Description of the task> Give the number of lines containing the word "that" and nothing more.

Excerpted records>
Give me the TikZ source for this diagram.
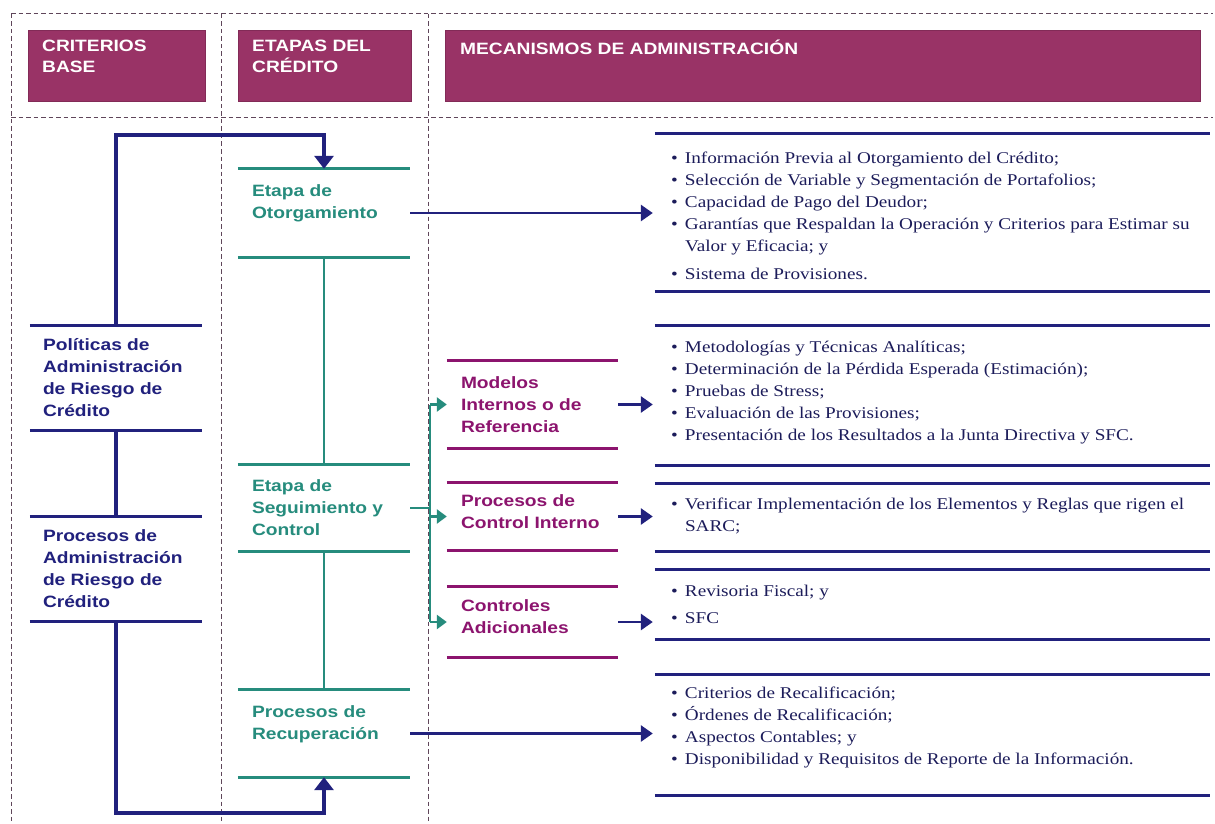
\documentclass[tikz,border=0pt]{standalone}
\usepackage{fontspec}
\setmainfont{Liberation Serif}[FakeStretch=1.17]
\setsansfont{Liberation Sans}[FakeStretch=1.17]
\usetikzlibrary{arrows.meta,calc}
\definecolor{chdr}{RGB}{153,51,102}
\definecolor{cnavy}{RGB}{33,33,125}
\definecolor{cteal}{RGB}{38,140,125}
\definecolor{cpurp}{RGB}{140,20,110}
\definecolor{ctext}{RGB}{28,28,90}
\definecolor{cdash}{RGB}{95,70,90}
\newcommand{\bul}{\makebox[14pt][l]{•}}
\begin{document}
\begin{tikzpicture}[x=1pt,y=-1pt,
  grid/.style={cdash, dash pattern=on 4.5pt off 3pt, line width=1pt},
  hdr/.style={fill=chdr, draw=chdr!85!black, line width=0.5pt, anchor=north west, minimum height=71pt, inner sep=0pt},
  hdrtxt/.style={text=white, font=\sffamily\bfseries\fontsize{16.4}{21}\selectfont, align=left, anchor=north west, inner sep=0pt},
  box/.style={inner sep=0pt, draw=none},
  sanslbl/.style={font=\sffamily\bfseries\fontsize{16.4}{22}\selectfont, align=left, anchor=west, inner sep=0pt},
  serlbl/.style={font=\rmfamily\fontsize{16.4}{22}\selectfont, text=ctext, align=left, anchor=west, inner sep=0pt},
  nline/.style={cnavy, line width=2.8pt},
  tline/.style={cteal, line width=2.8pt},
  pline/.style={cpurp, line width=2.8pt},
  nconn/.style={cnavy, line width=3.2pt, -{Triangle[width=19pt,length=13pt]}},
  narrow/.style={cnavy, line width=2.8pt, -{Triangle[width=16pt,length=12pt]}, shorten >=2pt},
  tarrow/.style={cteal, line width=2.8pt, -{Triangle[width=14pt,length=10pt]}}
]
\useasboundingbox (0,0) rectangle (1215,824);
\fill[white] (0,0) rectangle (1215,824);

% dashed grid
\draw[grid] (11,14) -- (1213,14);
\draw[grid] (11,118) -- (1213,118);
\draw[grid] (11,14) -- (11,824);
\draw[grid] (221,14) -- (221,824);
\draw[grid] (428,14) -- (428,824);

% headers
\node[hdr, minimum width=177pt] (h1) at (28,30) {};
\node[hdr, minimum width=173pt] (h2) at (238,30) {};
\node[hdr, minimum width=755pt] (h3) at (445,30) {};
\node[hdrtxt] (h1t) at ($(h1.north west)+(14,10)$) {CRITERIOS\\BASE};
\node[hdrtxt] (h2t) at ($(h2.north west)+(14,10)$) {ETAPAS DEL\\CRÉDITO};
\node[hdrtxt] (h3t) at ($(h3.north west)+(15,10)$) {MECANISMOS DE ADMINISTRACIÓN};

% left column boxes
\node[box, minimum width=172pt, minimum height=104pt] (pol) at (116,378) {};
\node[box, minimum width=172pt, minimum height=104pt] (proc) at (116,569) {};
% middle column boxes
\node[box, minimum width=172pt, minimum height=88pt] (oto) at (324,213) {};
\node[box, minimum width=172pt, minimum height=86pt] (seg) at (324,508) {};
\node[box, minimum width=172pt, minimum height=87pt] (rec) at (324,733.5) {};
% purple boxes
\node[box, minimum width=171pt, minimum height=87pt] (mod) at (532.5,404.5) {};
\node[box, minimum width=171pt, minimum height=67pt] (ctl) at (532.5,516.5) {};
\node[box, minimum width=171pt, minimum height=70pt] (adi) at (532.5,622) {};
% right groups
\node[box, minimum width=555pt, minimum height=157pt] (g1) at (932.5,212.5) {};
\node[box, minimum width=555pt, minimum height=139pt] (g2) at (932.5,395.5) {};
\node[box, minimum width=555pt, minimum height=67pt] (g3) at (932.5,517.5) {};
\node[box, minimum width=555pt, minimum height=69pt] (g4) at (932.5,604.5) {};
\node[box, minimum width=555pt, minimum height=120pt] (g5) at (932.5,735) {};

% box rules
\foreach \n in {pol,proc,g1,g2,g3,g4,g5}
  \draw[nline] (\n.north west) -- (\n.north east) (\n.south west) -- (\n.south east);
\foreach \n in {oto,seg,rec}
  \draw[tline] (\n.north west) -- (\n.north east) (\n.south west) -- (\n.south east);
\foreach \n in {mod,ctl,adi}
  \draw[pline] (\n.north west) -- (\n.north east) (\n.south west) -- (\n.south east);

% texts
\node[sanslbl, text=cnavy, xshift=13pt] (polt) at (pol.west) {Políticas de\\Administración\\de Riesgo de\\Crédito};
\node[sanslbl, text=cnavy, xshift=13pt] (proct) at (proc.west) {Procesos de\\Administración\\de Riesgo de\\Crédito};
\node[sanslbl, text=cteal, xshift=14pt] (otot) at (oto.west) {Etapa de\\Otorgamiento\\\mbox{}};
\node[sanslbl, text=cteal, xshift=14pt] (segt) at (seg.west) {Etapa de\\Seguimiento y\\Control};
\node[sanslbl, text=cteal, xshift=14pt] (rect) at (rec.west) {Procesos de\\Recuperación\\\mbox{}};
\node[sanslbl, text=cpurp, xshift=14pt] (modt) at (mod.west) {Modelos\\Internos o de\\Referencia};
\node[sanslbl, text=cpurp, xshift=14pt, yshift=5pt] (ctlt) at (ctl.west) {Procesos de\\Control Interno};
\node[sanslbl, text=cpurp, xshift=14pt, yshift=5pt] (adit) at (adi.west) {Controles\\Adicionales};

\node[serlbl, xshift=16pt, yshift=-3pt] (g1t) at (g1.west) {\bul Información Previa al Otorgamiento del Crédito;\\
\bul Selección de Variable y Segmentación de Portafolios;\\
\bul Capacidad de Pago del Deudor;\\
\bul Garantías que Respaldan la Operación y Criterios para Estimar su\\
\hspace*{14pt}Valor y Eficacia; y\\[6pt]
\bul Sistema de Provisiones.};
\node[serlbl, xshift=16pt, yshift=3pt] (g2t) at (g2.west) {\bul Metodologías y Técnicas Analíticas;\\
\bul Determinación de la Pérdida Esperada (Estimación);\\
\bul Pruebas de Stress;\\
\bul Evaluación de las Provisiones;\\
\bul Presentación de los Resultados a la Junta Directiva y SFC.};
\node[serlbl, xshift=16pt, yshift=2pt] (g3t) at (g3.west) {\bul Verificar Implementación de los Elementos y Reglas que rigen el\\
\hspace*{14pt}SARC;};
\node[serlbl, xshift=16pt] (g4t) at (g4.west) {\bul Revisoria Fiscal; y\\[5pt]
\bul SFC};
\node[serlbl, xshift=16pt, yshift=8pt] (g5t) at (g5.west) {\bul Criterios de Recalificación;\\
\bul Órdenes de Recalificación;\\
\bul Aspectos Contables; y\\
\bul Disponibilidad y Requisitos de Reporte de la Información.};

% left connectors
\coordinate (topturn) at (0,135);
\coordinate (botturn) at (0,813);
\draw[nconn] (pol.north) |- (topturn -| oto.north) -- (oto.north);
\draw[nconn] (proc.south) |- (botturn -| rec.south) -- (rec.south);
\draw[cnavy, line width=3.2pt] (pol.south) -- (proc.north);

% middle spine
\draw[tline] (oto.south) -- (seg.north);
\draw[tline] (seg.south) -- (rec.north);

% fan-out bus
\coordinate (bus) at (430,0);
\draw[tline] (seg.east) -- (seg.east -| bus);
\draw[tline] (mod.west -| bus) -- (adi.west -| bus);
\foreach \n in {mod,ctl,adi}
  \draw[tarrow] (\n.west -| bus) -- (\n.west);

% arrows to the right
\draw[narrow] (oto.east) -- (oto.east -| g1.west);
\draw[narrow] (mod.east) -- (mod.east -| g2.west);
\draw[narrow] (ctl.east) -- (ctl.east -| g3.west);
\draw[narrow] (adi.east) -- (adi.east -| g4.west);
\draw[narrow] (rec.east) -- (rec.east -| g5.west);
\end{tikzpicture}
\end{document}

==

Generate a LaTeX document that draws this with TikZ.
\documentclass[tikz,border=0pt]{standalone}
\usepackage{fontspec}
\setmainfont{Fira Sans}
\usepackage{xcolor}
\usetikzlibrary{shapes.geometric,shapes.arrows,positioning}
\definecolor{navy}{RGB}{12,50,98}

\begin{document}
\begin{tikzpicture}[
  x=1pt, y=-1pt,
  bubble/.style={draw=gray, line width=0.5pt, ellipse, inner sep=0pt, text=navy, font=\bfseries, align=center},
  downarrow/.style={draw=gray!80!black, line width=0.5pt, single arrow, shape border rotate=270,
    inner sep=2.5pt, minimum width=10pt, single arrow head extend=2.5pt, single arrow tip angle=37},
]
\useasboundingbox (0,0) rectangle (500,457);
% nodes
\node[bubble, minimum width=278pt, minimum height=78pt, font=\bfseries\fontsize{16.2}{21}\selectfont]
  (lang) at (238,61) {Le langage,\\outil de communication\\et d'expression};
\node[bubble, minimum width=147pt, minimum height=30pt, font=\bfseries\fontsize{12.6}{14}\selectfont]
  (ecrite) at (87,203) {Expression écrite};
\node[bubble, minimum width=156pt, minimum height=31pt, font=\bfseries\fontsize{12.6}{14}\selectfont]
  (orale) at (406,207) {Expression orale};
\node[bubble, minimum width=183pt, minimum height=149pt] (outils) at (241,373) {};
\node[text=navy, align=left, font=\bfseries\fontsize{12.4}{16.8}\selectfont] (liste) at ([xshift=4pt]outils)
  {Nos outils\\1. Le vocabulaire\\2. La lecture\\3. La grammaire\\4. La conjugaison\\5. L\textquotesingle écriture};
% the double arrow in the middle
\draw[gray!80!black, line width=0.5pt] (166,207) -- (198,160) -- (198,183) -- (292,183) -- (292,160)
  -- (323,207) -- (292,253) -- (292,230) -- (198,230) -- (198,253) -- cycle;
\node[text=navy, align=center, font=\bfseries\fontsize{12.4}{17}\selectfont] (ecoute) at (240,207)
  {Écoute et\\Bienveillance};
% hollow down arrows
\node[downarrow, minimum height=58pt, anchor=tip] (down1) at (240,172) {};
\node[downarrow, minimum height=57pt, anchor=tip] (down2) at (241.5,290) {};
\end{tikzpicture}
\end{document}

--

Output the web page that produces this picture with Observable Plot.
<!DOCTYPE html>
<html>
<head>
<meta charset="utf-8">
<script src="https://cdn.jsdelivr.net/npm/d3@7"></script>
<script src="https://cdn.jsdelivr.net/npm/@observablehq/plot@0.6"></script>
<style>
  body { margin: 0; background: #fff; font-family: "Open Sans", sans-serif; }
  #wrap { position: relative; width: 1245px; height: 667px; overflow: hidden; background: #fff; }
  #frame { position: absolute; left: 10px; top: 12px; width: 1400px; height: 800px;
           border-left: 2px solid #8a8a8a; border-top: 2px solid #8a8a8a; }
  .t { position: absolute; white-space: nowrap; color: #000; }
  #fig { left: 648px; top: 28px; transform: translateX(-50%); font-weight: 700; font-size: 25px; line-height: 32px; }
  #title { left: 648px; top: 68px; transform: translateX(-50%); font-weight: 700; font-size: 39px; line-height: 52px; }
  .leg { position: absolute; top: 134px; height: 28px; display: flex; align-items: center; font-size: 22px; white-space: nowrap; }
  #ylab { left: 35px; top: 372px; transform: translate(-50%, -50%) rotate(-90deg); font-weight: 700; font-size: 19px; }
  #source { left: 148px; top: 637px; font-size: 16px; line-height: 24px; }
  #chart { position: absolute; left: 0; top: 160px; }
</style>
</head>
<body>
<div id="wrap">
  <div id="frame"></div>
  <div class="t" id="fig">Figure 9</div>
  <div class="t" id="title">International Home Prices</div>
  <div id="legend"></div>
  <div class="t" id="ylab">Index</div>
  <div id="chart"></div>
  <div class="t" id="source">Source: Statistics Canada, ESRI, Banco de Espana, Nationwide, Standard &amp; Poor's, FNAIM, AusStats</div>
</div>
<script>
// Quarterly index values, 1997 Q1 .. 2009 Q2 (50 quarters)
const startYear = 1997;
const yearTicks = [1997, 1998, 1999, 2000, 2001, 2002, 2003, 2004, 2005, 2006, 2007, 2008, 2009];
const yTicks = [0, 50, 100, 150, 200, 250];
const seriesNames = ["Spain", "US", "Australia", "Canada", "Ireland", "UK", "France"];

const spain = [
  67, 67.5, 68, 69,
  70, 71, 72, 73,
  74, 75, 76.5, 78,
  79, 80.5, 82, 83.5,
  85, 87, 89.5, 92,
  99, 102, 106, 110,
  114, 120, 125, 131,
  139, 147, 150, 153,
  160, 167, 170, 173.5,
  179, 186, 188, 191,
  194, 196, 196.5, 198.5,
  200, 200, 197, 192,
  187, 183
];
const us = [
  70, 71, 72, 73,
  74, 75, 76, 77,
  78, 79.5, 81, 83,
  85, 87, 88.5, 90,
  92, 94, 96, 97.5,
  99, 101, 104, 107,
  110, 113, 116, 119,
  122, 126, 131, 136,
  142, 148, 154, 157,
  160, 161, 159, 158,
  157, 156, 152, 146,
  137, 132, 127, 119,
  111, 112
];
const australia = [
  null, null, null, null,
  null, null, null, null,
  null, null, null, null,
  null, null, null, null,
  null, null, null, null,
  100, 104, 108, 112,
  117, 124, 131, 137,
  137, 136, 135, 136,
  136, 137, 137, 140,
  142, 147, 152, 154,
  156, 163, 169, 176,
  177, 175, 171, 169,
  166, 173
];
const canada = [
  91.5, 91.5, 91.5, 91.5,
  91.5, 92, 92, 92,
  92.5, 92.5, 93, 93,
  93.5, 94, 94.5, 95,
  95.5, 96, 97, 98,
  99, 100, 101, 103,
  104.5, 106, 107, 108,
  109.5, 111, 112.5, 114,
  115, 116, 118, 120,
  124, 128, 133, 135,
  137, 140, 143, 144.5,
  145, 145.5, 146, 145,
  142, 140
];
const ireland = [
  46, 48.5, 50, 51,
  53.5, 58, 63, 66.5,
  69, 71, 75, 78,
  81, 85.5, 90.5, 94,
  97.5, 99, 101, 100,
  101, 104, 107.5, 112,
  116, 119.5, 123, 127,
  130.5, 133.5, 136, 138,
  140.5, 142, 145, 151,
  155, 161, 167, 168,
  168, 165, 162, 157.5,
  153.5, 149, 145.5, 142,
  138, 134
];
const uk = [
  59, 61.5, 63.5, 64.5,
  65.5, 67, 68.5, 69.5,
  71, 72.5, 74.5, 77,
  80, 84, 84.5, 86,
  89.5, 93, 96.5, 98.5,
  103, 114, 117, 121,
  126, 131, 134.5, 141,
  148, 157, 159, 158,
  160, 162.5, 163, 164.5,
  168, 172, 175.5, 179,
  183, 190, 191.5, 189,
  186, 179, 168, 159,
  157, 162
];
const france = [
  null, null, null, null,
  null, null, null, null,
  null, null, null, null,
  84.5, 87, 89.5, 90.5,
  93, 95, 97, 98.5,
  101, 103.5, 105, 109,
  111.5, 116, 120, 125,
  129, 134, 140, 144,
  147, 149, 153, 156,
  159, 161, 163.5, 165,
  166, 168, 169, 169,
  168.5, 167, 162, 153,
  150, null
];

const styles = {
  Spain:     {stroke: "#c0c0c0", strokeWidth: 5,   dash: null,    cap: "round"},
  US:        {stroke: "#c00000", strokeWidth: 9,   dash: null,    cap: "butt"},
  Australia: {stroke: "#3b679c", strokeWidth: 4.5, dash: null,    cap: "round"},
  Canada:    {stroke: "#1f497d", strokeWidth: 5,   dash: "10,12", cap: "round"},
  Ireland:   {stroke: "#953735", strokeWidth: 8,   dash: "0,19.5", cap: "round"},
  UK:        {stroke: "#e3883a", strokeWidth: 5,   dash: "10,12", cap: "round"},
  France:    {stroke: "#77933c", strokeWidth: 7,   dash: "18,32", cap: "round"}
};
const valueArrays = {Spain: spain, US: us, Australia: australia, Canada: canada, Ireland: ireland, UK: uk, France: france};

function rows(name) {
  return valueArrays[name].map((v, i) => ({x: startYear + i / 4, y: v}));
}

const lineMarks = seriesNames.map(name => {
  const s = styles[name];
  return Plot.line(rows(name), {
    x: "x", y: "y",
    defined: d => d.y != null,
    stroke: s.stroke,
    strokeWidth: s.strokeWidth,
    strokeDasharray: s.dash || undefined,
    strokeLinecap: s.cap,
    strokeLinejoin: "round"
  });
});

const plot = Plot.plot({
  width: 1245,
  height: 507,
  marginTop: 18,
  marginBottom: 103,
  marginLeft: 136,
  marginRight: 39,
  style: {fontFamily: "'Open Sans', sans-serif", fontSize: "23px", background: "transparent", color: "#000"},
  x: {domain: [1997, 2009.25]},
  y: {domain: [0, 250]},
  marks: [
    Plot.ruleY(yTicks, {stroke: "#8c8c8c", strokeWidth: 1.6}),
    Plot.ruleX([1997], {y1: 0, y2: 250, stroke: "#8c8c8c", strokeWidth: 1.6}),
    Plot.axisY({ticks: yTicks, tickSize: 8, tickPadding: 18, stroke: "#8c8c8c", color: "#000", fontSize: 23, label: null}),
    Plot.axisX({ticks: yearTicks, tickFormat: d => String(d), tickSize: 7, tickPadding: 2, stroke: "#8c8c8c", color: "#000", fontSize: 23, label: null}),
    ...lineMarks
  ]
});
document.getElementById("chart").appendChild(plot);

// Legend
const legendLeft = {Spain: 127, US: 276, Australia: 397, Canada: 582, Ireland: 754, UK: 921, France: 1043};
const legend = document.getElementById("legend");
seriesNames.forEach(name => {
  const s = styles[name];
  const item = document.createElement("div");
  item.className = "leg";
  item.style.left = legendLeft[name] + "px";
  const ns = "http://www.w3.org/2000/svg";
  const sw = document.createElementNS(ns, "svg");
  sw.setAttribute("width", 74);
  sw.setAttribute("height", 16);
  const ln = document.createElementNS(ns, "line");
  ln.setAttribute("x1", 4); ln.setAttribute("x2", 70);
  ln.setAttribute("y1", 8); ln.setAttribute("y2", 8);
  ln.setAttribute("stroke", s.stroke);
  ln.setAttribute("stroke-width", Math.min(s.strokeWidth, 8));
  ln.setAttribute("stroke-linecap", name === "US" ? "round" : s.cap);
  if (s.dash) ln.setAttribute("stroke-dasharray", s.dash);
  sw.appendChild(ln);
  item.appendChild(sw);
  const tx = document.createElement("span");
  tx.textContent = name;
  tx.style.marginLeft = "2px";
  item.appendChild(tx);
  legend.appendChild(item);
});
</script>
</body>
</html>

Result of the exercise> 2